Krebber went on to suggest that if such companies took the entirety of their CapEx and put it into built solar or wind assets, there wouldn’t be enough existing projects to satisfy demand, resulting in a spiralling cost per acquisition.

The CFO also shone light on the company’s own approach to renewables, with RWE having set itself the target of becoming the world’s leading owner operator of renewable energy. Krebber said it was “not optimal” to buy existing assets, and the company instead wanted to build and operate renewable assets itself. While it could indeed exchange assets, this will be done in the pursuit of a diversified portfolio, rather than to add scale en masse.

RWE’s approach goes some way to explain the company’s pursuit of Nordex’s French wind and solar development portfolio, which it remains the sole bidder for. That acquisition, should it complete, will see it take on a 2.7GW profile of under-development wind and solar assets in one of the company’s strategic markets.

Krebber said the company has “all the ingredients” to be successful in what he described as a sector with nearly unlimited potential, mentioning the significant increase in power demand that comes with forecasted electrification of sectors such as heat and transport. He backed in particular RWE’s in-house development team, its diversified pipeline and investment discipline as giving it an advantage in the space.
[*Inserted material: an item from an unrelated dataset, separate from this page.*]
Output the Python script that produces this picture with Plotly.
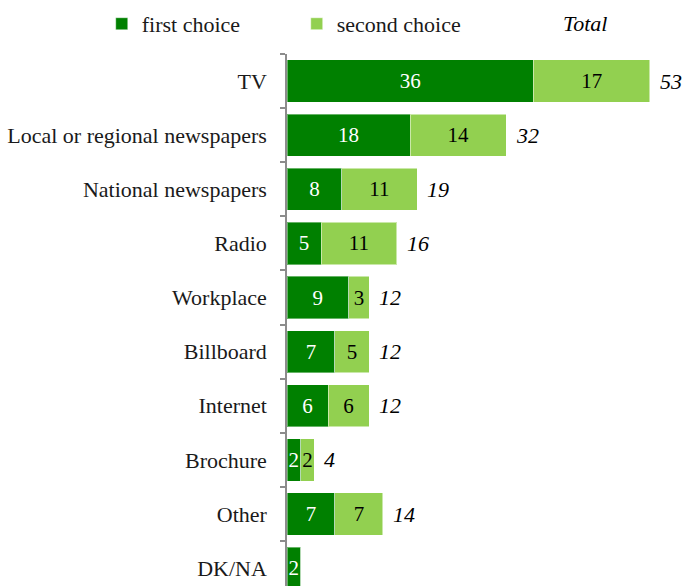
import plotly.graph_objects as go

categories = ["TV", "Local or regional newspapers", "National newspapers", "Radio",
              "Workplace", "Billboard", "Internet", "Brochure", "Other", "DK/NA"]
first_choice = [36, 18, 8, 5, 9, 7, 6, 2, 7, 2]
second_choice = [17, 14, 11, 11, 3, 5, 6, 2, 7, 0]
totals = [53, 32, 19, 16, 12, 12, 12, 4, 14, None]

DARK = "#008000"
LIGHT = "#92D050"
FONT = "Liberation Serif"

fig = go.Figure()
fig.add_trace(go.Bar(
    y=categories, x=first_choice, orientation="h", name="first choice",
    marker=dict(color=DARK, line=dict(color="rgba(255,255,255,0.4)", width=1)),
    text=[str(v) for v in first_choice], textposition="inside",
    insidetextanchor="middle", textangle=0,
    textfont=dict(family=FONT, size=21, color="white"),
    hoverinfo="skip",
))
fig.add_trace(go.Bar(
    y=categories, x=second_choice, orientation="h", name="second choice",
    marker=dict(color=LIGHT, line=dict(color="rgba(255,255,255,0.5)", width=1)),
    text=[str(v) if v else "" for v in second_choice], textposition="inside",
    insidetextanchor="middle", textangle=0,
    textfont=dict(family=FONT, size=21, color="black"),
    hoverinfo="skip",
))

annotations = []
for cat, tot in zip(categories, totals):
    if tot is None:
        continue
    annotations.append(dict(
        x=tot, y=cat, xref="x", yref="y", text=str(tot), showarrow=False,
        xanchor="left", yanchor="middle", xshift=8,
        font=dict(family=FONT, size=22, color="black", style="italic"),
    ))
annotations.append(dict(
    x=0.754, y=1.0564, xref="paper", yref="paper", text="Total", showarrow=False,
    xanchor="center", yanchor="middle",
    font=dict(family=FONT, size=22, color="black", style="italic"),
))

fig.update_layout(
    barmode="stack", bargap=0.22,
    width=682, height=586,
    margin=dict(l=287, r=0, t=54, b=0),
    paper_bgcolor="white", plot_bgcolor="white",
    font=dict(family=FONT, size=22, color="#1a1a1a"),
    showlegend=True,
    legend=dict(orientation="h", x=-0.469, y=1.096, xanchor="left", yanchor="top",
                font=dict(family=FONT, size=22, color="#1a1a1a"),
                traceorder="normal", entrywidth=150, bgcolor="rgba(0,0,0,0)"),
    uniformtext=dict(minsize=21, mode="show"),
    annotations=annotations,
)
fig.update_xaxes(range=[0, 57.7], visible=False, fixedrange=True)
fig.update_yaxes(
    categoryorder="array", categoryarray=categories,
    range=[9.33, -0.5],
    showline=True, linecolor="#8c8c8c", linewidth=1.5,
    ticks="outside", tickson="boundaries", ticklen=5, tickcolor="#8c8c8c", tickwidth=1.5,
    showgrid=False, zeroline=False, ticklabelstandoff=14,
    tickfont=dict(family=FONT, size=22, color="#1a1a1a"),
    fixedrange=True,
)

fig.write_html("out.html", config={"displayModeBar": False},
               post_script="document.body.style.margin='0';")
RWE’s interest in renewables has ratcheted up since the completion of a major asset swap deal with compatriot energy giant E.On, which saw the company take on E.On’s utility-scale renewables businesses in exchange for RWE’s grids and consumer-facing interests.

RWE’s performance in the first six months of the year – the first reporting period since the completion of its asset swap with E.On – demonstrated the addition of E.On’s renewable portfolio to RWE’s. The company’s renewable generation in the first half of the year more than trebled year-on-year from 2.5TWh to 8.9TWh, the bulk of which came from onshore wind and solar.

Indeed, in H1 2020, RWE derived nearly 25% if its total power output from renewables, aided by a “significant decline” in coal output as operating conditions rendered the asset class uneconomical.

Revenues from renewables reached €986 million (US$1162.6 million) for the first half of the year, with EBITDA more than doubling year-on-year to €273 million. RWE’s full-year forecast is for earnings from renewables to fall somewhere between €500 – 600 million.